Trump had some economically illiterate tweets about trade during his presidency, including the infamous one about being “Tariff Man.”
I think Joe Biden must be feeling envious that Trump got so much attention, so he has issued a tweet showing that he also suffers from economic illiteracy.
Or maybe Biden’s problem is dishonesty because his tweet is based on a make-believe number about the the average tax rate paid by billionaires.
For what it’s worth, this isn’t the first time that Biden has issued a tweet based on fake numbers.
In the previous instance, he deliberately confused the distinction between the financial concept of book income and and cash-flow concept of taxable income.
What accounts for his most recent error?
Reporting for the Wall Street Journal, Richard Rubin and Rachel Louise Ensign explain how the Biden Administration concocted this number.
What do the wealthy pay in federal taxes? On paper, the top marginal income-tax rate is 37% on ordinary income and 23.8% on capital gains. Government estimates put high-income filers’ average rates in the mid-20s.
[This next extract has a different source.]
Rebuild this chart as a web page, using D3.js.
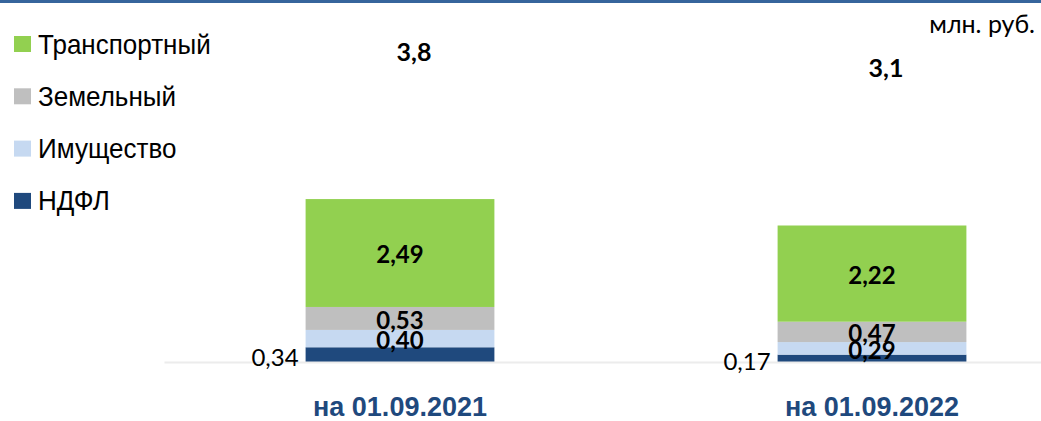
<!DOCTYPE html>
<html>
<head>
<meta charset="utf-8">
<script src="https://cdn.jsdelivr.net/npm/d3@7"></script>
<style>
  body { margin: 0; background: #fff; }
  svg { display: block; }
</style>
</head>
<body>
<div id="chart"></div>
<script>
// data, млн. руб.
const categories = ['на 01.09.2021', 'на 01.09.2022'];
const seriesNames = ['НДФЛ', 'Имущество', 'Земельный', 'Транспортный'];
const ndfl = [0.34, 0.17];
const imushchestvo = [0.40, 0.29];
const zemelny = [0.53, 0.47];
const transportny = [2.49, 2.22];
const totalLabels = ['3,8', '3,1'];
const colors = ['#1f497d', '#c6d9f1', '#bfbfbf', '#92d050'];

const width = 1041;
const height = 421;
const fmt = (v) => v.toFixed(2).replace('.', ',');

const rows = categories.map((c, i) => ({
    cat: c,
    'НДФЛ': ndfl[i],
    'Имущество': imushchestvo[i],
    'Земельный': zemelny[i],
    'Транспортный': transportny[i],
}));

const svg = d3.select('#chart')
    .append('svg')
    .attr('width', width)
    .attr('height', height);

// top rule
svg.append('rect')
    .attr('x', 0).attr('y', 0)
    .attr('width', width).attr('height', 3)
    .attr('fill', '#36659c');

const x = d3.scaleBand()
    .domain(categories)
    .range([164, 1108])
    .paddingInner(0.6)
    .paddingOuter(0.3);

const y = d3.scaleLinear()
    .domain([0, 4.5])
    .range([362, 167]);

// totals sit on their own (hidden) scale, like a secondary axis
const yTotal = d3.scaleLinear()
    .domain([0, 5.75])
    .range([150, 0]);

const stacked = d3.stack().keys(seriesNames)(rows);

const layers = svg.selectAll('g.layer')
    .data(stacked)
    .enter()
    .append('g')
    .attr('class', 'layer')
    .attr('fill', (d, i) => colors[i]);

layers.selectAll('rect')
    .data((d) => d)
    .enter()
    .append('rect')
    .attr('x', (d) => x(d.data.cat))
    .attr('y', (d) => y(d[1]))
    .attr('width', x.bandwidth())
    .attr('height', (d) => y(d[0]) - y(d[1]));

// x axis: light baseline + category labels
const xAxis = svg.append('g')
    .attr('transform', `translate(0,${y(0)})`)
    .call(d3.axisBottom(x).tickSize(0).tickPadding(35));
xAxis.select('.domain')
    .attr('stroke', '#ececec')
    .attr('stroke-width', 2);
xAxis.selectAll('text')
    .attr('fill', '#1f497d')
    .style('font-family', '"Liberation Sans", Arial, sans-serif')
    .style('font-weight', 'bold')
    .style('font-size', '27px');

// segment labels (inside for upper series, left of bar for НДФЛ)
stacked.forEach((layer, li) => {
    layer.forEach((d) => {
        const val = d[1] - d[0];
        const mid = (y(d[0]) + y(d[1])) / 2;
        if (li === 0) {
            svg.append('text')
                .attr('x', x(d.data.cat) - 7)
                .attr('y', mid + 3)
                .attr('dy', '0.35em')
                .attr('text-anchor', 'end')
                .style('font-family', 'Lato, sans-serif')
                .style('font-size', '24px')
                .attr('fill', '#000')
                .text(fmt(val));
        } else {
            svg.append('text')
                .attr('x', x(d.data.cat) + x.bandwidth() / 2)
                .attr('y', mid + 2)
                .attr('dy', '0.35em')
                .attr('text-anchor', 'middle')
                .style('font-family', 'Lato, sans-serif')
                .style('font-weight', 'bold')
                .style('font-size', '24px')
                .attr('fill', '#000')
                .text(fmt(val));
        }
    });
});

// totals
const totals = rows.map((r) => d3.sum(seriesNames, (k) => r[k]));
svg.selectAll('text.total')
    .data(categories)
    .enter()
    .append('text')
    .attr('class', 'total')
    .attr('x', (d) => x(d) + x.bandwidth() / 2 + 14)
    .attr('y', (d, i) => yTotal(totals[i]))
    .attr('dy', '0.35em')
    .attr('text-anchor', 'middle')
    .style('font-family', 'Lato, sans-serif')
    .style('font-weight', 'bold')
    .style('font-size', '25px')
    .text((d, i) => totalLabels[i]);

// unit
svg.append('text')
    .attr('x', 1035)
    .attr('y', 33)
    .attr('text-anchor', 'end')
    .style('font-family', 'Lato, sans-serif')
    .style('font-size', '25px')
    .text('млн. руб.');

// legend, top series first
const legendItems = seriesNames.map((s, i) => ({ name: s, color: colors[i] })).reverse();
const legend = svg.selectAll('g.legend')
    .data(legendItems)
    .enter()
    .append('g')
    .attr('class', 'legend')
    .attr('transform', (d, i) => `translate(14,${44.5 + i * 52.3})`);
legend.append('rect')
    .attr('x', 0)
    .attr('y', -8.5)
    .attr('width', 17)
    .attr('height', 16)
    .attr('fill', (d) => d.color);
legend.append('text')
    .attr('transform', 'translate(24,9) scale(0.93,1)')
    .style('font-family', '"Liberation Sans", Arial, sans-serif')
    .style('font-size', '28px')
    .attr('fill', '#000')
    .text((d) => d.name);
</script>
</body>
</html>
A new Biden administration analysis, however, pegs the average tax rate for the 400 wealthiest households at 8.2% from 2010 to 2018. …It’s far below traditional estimates from government number crunchers… Recent estimates of a broader group of rich people from the Congressional Budget Office, Treasury Department and the Joint Committee on Taxation fall between 23% and 26%.
So how does the Biden Administration get a number that is radically different than other sources?
By artificially inflating the income of rich people by asserting that changes in wealth should count as income.
White House…economists Greg Leiserson and Danny Yagan..include increases in unrealized capital gains. That is the change in the value of assets, including stocks, that haven’t been sold. …Conventional analyses and the current income-tax law don’t include unrealized gains.
At the risk of making a wonky point, “conventional analysis” and “income-tax law” don’t include unrealized capital gains as income because, well, changes in net worth are not income.
And the fact that some folks on the left want to tax people on unrealized capital gains doesn’t change that reality.
To understand why that would be wretched policy, let’s cite examples that apply to those of us who, sadly, are not billionaires.
- Imagine filing your taxes next year and having to pay more money to the IRS simply because Zillow estimated that your house rose in value.
- Imagine that you’re filling out your 1040 form next year and you have to pay more money to the IRS simply because your IRA or 401(k) rose in value.
Both of these examples sound absurd because they would be absurd. And if a policy is absurd and unfair for regular people, it’s also absurd and unfair for rich people.
Since I’m a fiscal wonk, I’ll close by making the point that the Biden Administration wants to take a bad tax (capital gains tax) and make it worse (by taxing paper gains in addition to actual gains).
The net result is that we would have a backdoor wealth tax – a approach that is so anti-growth that even most European governments have repealed those levies.
But since Joe Biden is motivated by class warfare (see here, here, here, and here), he apparently doesn’t care about the economic consequences.
P.S. Biden once claimed that it is “patriotic” to pay higher taxes, but he then played Benedict Arnold with his own tax return.